O recuo de Murdoch significa dois sinais importantes. O primeiro, já amplamente discutido, é sobre os resultados decepcionantes desta experiência de conteúdo pago – 131 mil assinantes após dois anos. O segundo é sobre o império global de Murdoch e o futuro proprietário do Times. O jornalista Anatole Kaletsky ficou 20 anos no Times antes de deixá-lo, há seis meses e, como escreve no New York Times [5/10/12], esses sinais parecem um SOS.

Jornais davam-lhe poder político

Os jornais de Murdoch, especialmente o Times, estão no meio de uma perfeita tempestade. Assim como os jornais do mundo todo, eles foram atingidos pelas transformações tecnológicas e pela recessão. Mas, no caso da News Corp., há uma terceira ameaça específica: as consequências do escândalo dos grampos telefônicos, que levou à detenção de vários dos principais executivos britânicos de Murdoch.

O escândalo foi imensamente constrangedor e caro, com os custos judiciais avaliados em US$ 224 milhões (cerca de R$ 450 milhões), de acordo com os últimos relatórios da News Corp. Porém, muito mais importante para os jornais de Murdoch não implicados, como o Times e o Wall Street Journal, é o impacto do escândalo na estratégia administrativa da News Corp. – e sua razão fundamental para simplesmente ter a propriedade jornais.
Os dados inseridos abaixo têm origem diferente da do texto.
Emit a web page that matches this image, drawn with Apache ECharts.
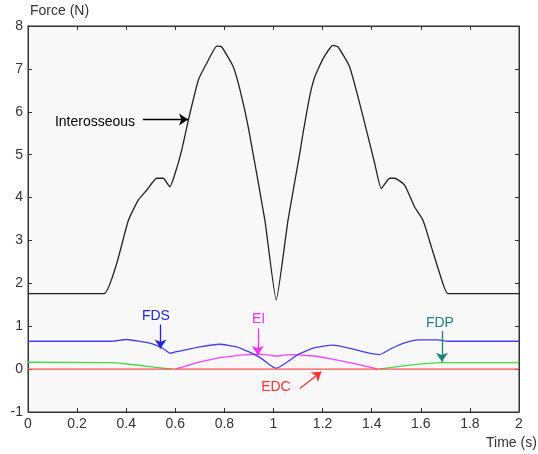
<!DOCTYPE html>
<html>
<head>
<meta charset="utf-8">
<script src="https://cdn.jsdelivr.net/npm/echarts@6/dist/echarts.min.js"></script>
<style>
  html, body { margin: 0; padding: 0; background: #fff; }
  #chart { width: 538px; height: 454px; }
</style>
</head>
<body>
<div id="chart"></div>
<script>
// muscle forces (time in s, force in N)
var interT = [0, 0.31, 0.361, 0.409, 0.449, 0.483, 0.524, 0.551, 0.578, 0.599, 0.626, 0.653, 0.694, 0.728, 0.769, 0.789, 0.836, 0.864, 0.897, 0.965, 1.011, 1.059, 1.107, 1.12, 1.147, 1.168, 1.202, 1.242, 1.263, 1.31, 1.358, 1.412, 1.439, 1.473, 1.494, 1.534, 1.575, 1.609, 1.643, 1.677, 1.711, 2];
var interF = [1.76, 1.76, 2.46, 3.47, 3.94, 4.17, 4.45, 4.45, 4.25, 4.56, 5.1, 5.8, 6.74, 7.13, 7.53, 7.51, 7.05, 6.5, 5.65, 3.47, 1.61, 3.47, 5.03, 5.49, 6.35, 6.81, 7.24, 7.55, 7.51, 7.05, 6.04, 4.8, 4.21, 4.45, 4.45, 4.29, 3.78, 3.47, 2.85, 2.23, 1.76, 1.76];

var fdsT = [0, 0.34, 0.4, 0.5, 0.55, 0.58, 0.6, 0.7, 0.78, 0.85, 0.9, 0.95, 0.99, 1.011, 1.1, 1.168, 1.242, 1.317, 1.385, 1.432, 1.48, 1.534, 1.589, 1.67, 1.71, 2];
var fdsF = [0.65, 0.65, 0.69, 0.6, 0.48, 0.37, 0.4, 0.52, 0.58, 0.52, 0.4, 0.25, 0.08, 0.02, 0.34, 0.5, 0.56, 0.48, 0.38, 0.34, 0.48, 0.61, 0.68, 0.68, 0.65, 0.65];

// FDP is zero (hidden under EDC) between the two pieces
var fdpT = [0, 0.35, 0.45, 0.52, 0.59, null, 1.43, 1.52, 1.6, 1.68, 2];
var fdpF = [0.16, 0.15, 0.09, 0.04, 0, null, 0, 0.07, 0.12, 0.15, 0.15];

var eiT = [0.6, 0.7, 0.782, 0.877, 0.932, 0.978, 1.011, 1.052, 1.086, 1.174, 1.25, 1.331, 1.426];
var eiF = [0, 0.17, 0.27, 0.33, 0.35, 0.33, 0.3, 0.33, 0.34, 0.3, 0.22, 0.13, 0];

var edcT = [0, 2];
var edcF = [0, 0];

// labels with arrows: text point, arrow start, arrow end (data units)
var labels = [
  { name: 'Interosseous', color: '#000', text: [0.273, 5.76], from: [0.468, 5.82], to: [0.652, 5.82] },
  { name: 'FDS', color: '#2323e0', text: [0.521, 1.24], from: [0.54, 1.04], to: [0.54, 0.48] },
  { name: 'EI', color: '#ff2aff', text: [0.939, 1.16], from: [0.936, 0.95], to: [0.936, 0.33] },
  { name: 'FDP', color: '#1f8080', text: [1.678, 1.07], from: [1.686, 0.89], to: [1.686, 0.17] },
  { name: 'EDC', color: '#ff3030', text: [1.01, -0.42], from: [1.107, -0.45], to: [1.195, -0.06] }
];

var FONT = '"Liberation Sans", Arial, sans-serif';

function pairs(t, f) {
  var out = [];
  for (var i = 0; i < t.length; i++) out.push(t[i] === null ? [null, null] : [t[i], f[i]]);
  return out;
}

function lineSeries(name, t, f, color, smooth) {
  return {
    name: name,
    type: 'line',
    data: pairs(t, f),
    showSymbol: false,
    smooth: smooth,
    connectNulls: false,
    lineStyle: { color: color, width: 1.3 },
    itemStyle: { color: color },
    silent: true
  };
}

var markSeries = {
  type: 'line',
  data: [],
  silent: true,
  markLine: {
    silent: true,
    symbol: ['none', 'arrow'],
    symbolSize: 9,
    label: { show: false },
    data: labels.map(function(l) {
      return [
        { coord: l.from, lineStyle: { color: l.color, width: 1.3, type: 'solid' }, itemStyle: { color: l.color } },
        { coord: l.to }
      ];
    })
  },
  markPoint: {
    silent: true,
    symbol: 'rect',
    symbolSize: 1,
    itemStyle: { color: 'rgba(0,0,0,0)' },
    data: labels.map(function(l) {
      return {
        name: l.name,
        coord: l.text,
        label: { show: true, position: 'inside', formatter: l.name, color: l.color, fontSize: 14, fontFamily: FONT }
      };
    })
  }
};

var axisCommon = {
  type: 'value',
  axisLine: { show: true, onZero: false, lineStyle: { color: '#333', width: 1 } },
  axisTick: { show: true, inside: true, length: 4, lineStyle: { color: '#333' } },
  splitLine: { show: false }
};

var chart = echarts.init(document.getElementById('chart'));
chart.setOption({
  animation: false,
  backgroundColor: '#fff',
  grid: { left: 28, right: 19, top: 26, bottom: 42, show: true, backgroundColor: '#f8f8f8', borderColor: '#333', borderWidth: 1 },
  xAxis: [
    Object.assign({}, axisCommon, {
      min: 0, max: 2, interval: 0.2, position: 'bottom',
      axisLabel: { color: '#333', fontSize: 14, fontFamily: FONT, margin: 5 }
    }),
    Object.assign({}, axisCommon, {
      min: 0, max: 2, interval: 0.2, position: 'top',
      axisLabel: { show: false }
    })
  ],
  yAxis: [
    Object.assign({}, axisCommon, {
      min: -1, max: 8, interval: 1, position: 'left',
      axisLabel: { color: '#333', fontSize: 14, fontFamily: FONT, margin: 5 }
    }),
    Object.assign({}, axisCommon, {
      min: -1, max: 8, interval: 1, position: 'right',
      axisLabel: { show: false }
    })
  ],
  graphic: [
    { type: 'text', left: 30, top: 4, style: { text: 'Force (N)', fill: '#333', font: '14px ' + FONT } },
    { type: 'text', left: 486, top: 436, style: { text: 'Time (s)', fill: '#333', font: '14px ' + FONT } }
  ],
  series: [
    lineSeries('FDP', fdpT, fdpF, '#44dd44', false),
    lineSeries('EI', eiT, eiF, '#ff40ff', false),
    lineSeries('FDS', fdsT, fdsF, '#4040ee', 0.15),
    lineSeries('EDC', edcT, edcF, '#ff5050', false),
    lineSeries('Interosseous', interT, interF, '#222', 0.15),
    markSeries
  ]
});
</script>
</body>
</html>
Acionistas da News Corp. alimentam, há muito tempo, o sonho de ver a empresa livrar-se dos negócios pouco lucrativos dos jornais e tornar-se apenas um negócio de televisão e cinema. Essa tomada de posição era considerada impossível enquanto Murdoch era presidente devido ao seu afeto sentimental pelos impressos. Mas isso, com certeza, era quase um equívoco. Murdoch não criou o maior império de mídia do mundo por sentimentalismo. O motivo pelo qual sempre adorou jornais, mesmo quando enfrentavam pesadas perdas, era o de lhe darem poder político. Para os acionistas da News Corp., por sua vez, o poder de Murdoch trazia lucros.
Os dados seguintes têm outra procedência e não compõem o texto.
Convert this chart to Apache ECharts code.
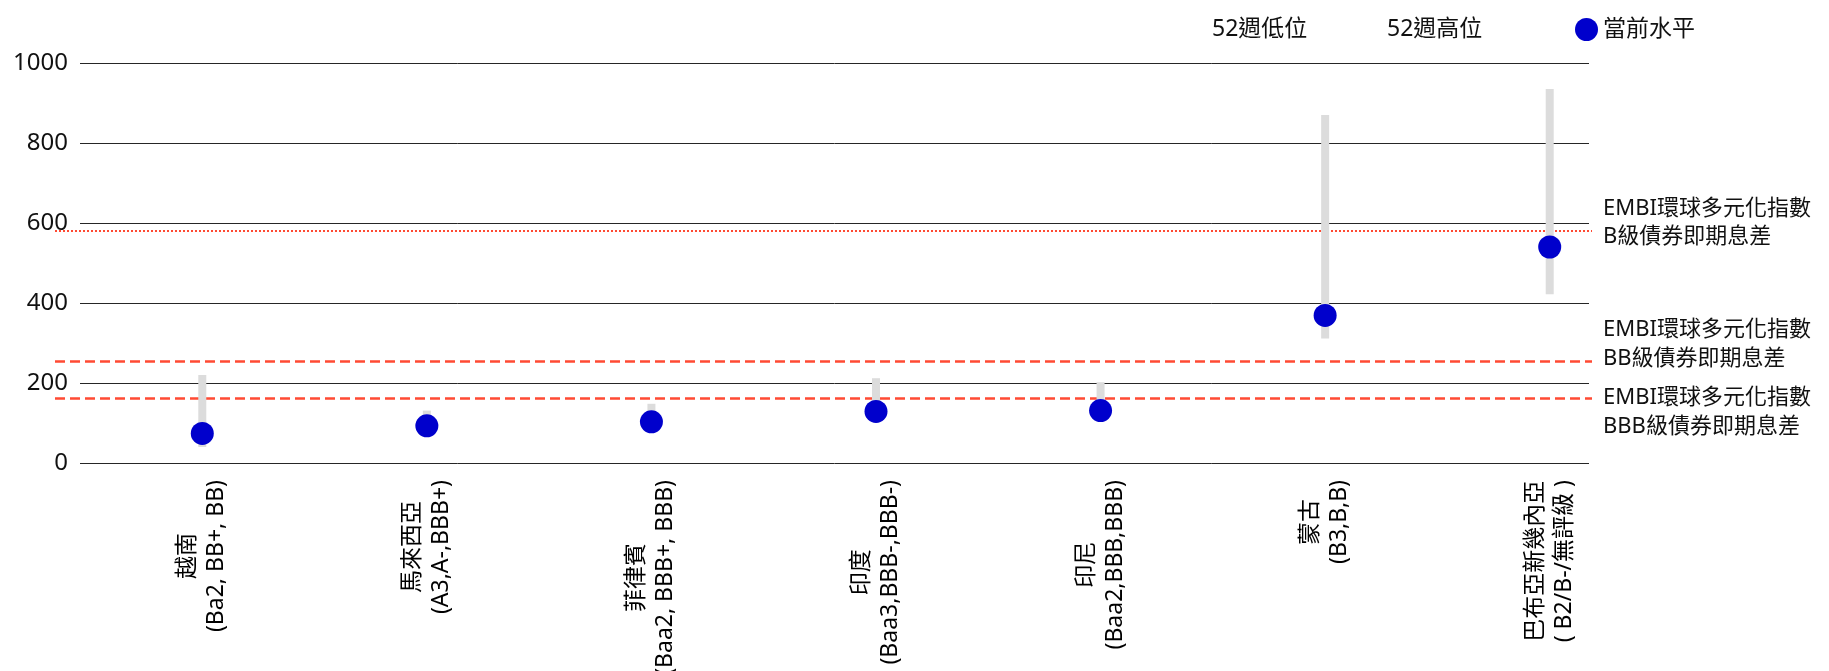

De um ativo, jornais passaram a ser um estorvo

A influência política de Murdoch permitiu que a News Corp. superasse obstáculos regulatórios e políticos que haviam derrotado outras empresas de mídia. O caso mais óbvio é o da recente tentativa por parte da News Corp. de adquirir controle total da British Sky Broadcasting, ou BSkyB, gupo de televisão paga, por satélite, mas há muitos outros casos. A capacidade de Murdoch superar obstáculos – sejam eles levantados por políticos, órgãos reguladores, sindicatos ou empresas concorrentes – que frustraram outros magnatas foi sua chave para o sucesso.
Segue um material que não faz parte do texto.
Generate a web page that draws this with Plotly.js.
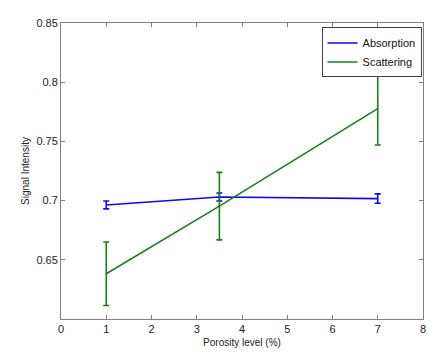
<!DOCTYPE html>
<html>
<head>
<meta charset="utf-8">
<script src="https://cdn.plot.ly/plotly-3.0.1.min.js"></script>
<style>html,body{margin:0;padding:0;background:#fff;}#chart{width:440px;height:356px;}</style>
</head>
<body>
<div id="chart"></div>
<script>
const porosity = [1, 3.5, 7];
const absorption = [0.6963, 0.7030, 0.7017];
const absorptionErr = [0.0033, 0.0034, 0.0040];
const scattering = [0.6382, 0.6953, 0.7777];
const scatteringErr = [0.0268, 0.0285, 0.0308];
const yTickVals = [0.65, 0.7, 0.75, 0.8, 0.85];
const yTickText = ['0.65', '0.7', '0.75', '0.8', '0.85'];
const xTickVals = [0, 1, 2, 3, 4, 5, 6, 7, 8];

const font = 'Liberation Sans, Arial, sans-serif';
const traces = [
  {x: porosity, y: absorption, name: 'Absorption', type: 'scatter', mode: 'lines',
   line: {color: '#0a0af0', width: 1.6},
   error_y: {type: 'data', array: absorptionErr, visible: true, color: '#0a0af0', thickness: 1.6, width: 3}},
  {x: porosity, y: scattering, name: 'Scattering', type: 'scatter', mode: 'lines',
   line: {color: '#1a7f1a', width: 1.6},
   error_y: {type: 'data', array: scatteringErr, visible: true, color: '#1a7f1a', thickness: 1.6, width: 3}}
];
const axisCommon = {showline: true, linecolor: '#808080', linewidth: 1, mirror: 'allticks',
  ticks: 'inside', ticklen: 4, tickcolor: '#808080', showgrid: false, zeroline: false,
  tickfont: {family: font, size: 11, color: '#222'}};
const layout = {
  width: 440, height: 356,
  margin: {l: 61, r: 17, t: 23, b: 37},
  paper_bgcolor: '#fff', plot_bgcolor: '#fff',
  showlegend: true,
  legend: {x: 0.996, y: 0.985, xanchor: 'right', yanchor: 'top', bgcolor: '#fff',
    bordercolor: '#444', borderwidth: 1, font: {family: font, size: 11, color: '#111'},
    itemwidth: 30, tracegroupgap: 0},
  xaxis: Object.assign({}, axisCommon, {range: [0, 8], tickvals: xTickVals,
    title: {text: 'Porosity level (%)', font: {family: font, size: 10, color: '#222'}, standoff: 4}}),
  yaxis: Object.assign({}, axisCommon, {range: [0.6, 0.85], tickvals: yTickVals, ticktext: yTickText,
    title: {text: 'Signal Intensity', font: {family: font, size: 10, color: '#222'}, standoff: 4}})
};
Plotly.newPlot('chart', traces, layout, {displayModeBar: false, staticPlot: true});
</script>
</body>
</html>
Esse sucesso, em grande parte, poderia ser creditado à audácia e à visão. Certa vez, Murdoch gabou-se de que, depois de seus grandes negócios, os analistas financeiros zombavam dele por ter “pago demais”. Aos poucos, no entanto, a acusação de Murdoch ter “pago demais” deu lugar ao reconhecimento de que ele vira o valor real de um conceito como televisão por satélite ou emissões de esporte que ninguém compreendera de forma adequada.

Porém, ao longo da carreira de Murdoch, sua personalidade audaciosa e sua visão foram acompanhadas pela influência política decorrente da propriedade de jornais. Esse ingrediente na fórmula de Murdoch passa agora por uma transformação. Após o escândalo dos grampos telefônicos ter sabotado a oferta pela BSkyB, a avaliação dos negócios por trás da propriedade de jornais inverteu-se por completo. De repente, os jornais deixaram de ser um ativo e passaram a ser um estorvo – e desapareceram os argumentos em favor de manter uma empresa de impressos dentro da News Corp.

Uma filial do Times of India?

Em julho, Murdoch o reconheceu, ao anunciar que todos os seus negócios editoriais passariam a fazer parte de uma empresa separada. A maioria dos analistas financeiros presume, e os acionistas esperam por isso, que a nova empresa venha a receber uma parcela insignificante do excedente de US$ 10 bilhões (cerca de R$ 20 bilhões) da News Corp. Caso isso se concretize, ela não terá condições de subsidiar jornais que não deem lucro por muito tempo. E isso nos traz de volta ao que ocorreu com o Times. A decisão de Murdoch de deixar a presidência sugere que o Times poderá ser o primeiro, entre outros, candidato a ser posto à venda. E quem o compraria?

A resposta esperada seria: um bilionário procurando um troféu. Mas os jornais impressos são, obviamente, uma indústria em declínio, ameaçada de perdas cumulativas que assustariam esses bilionários. Multibilionários da Rússia, do Oriente Médio ou da China poderiam ter condições de adquirir ativos como esse troféu, mas provavelmente seriam politicamente inaceitáveis. De qualquer maneira, muitos dos bilionários dessas regiões parecem preferir investir em times de futebol ingleses.

Felizmente, ainda há um grupo de multibilionários que pode ver o Times como um troféu que valha a pena. Para um magnata indiano com fortes vínculos com a Grã-Bretanha, como Lakshmi Mittal, dono da siderúrgica ArcelorMittal, ser dono do Times poderia justificar anos de perdas. E ainda mais intrigante por ser um grupo de mídia indiano. Imagine-se a satisfação da família Jain se pudesse tornar o Times, com uma circulação de 400 mil exemplares, uma filial do Times of India, com uma circulação de três milhões de exemplares; ou a satisfação da família Birla, se pudesse torná-lo um suplemento do Hindustan Times, com circulação de 1,4 milhão de exemplares.

Certa vez, o presidente Abraham Lincoln elogiou o correspondente do Times em Washington dizendo: “Não conheço nada mais poderoso que o Times de Londres – exceto, talvez, o Mississippi.” Algum banqueiro inteligente poderia estar hoje fazendo uma comparação semelhante, desta vez com o Ganges.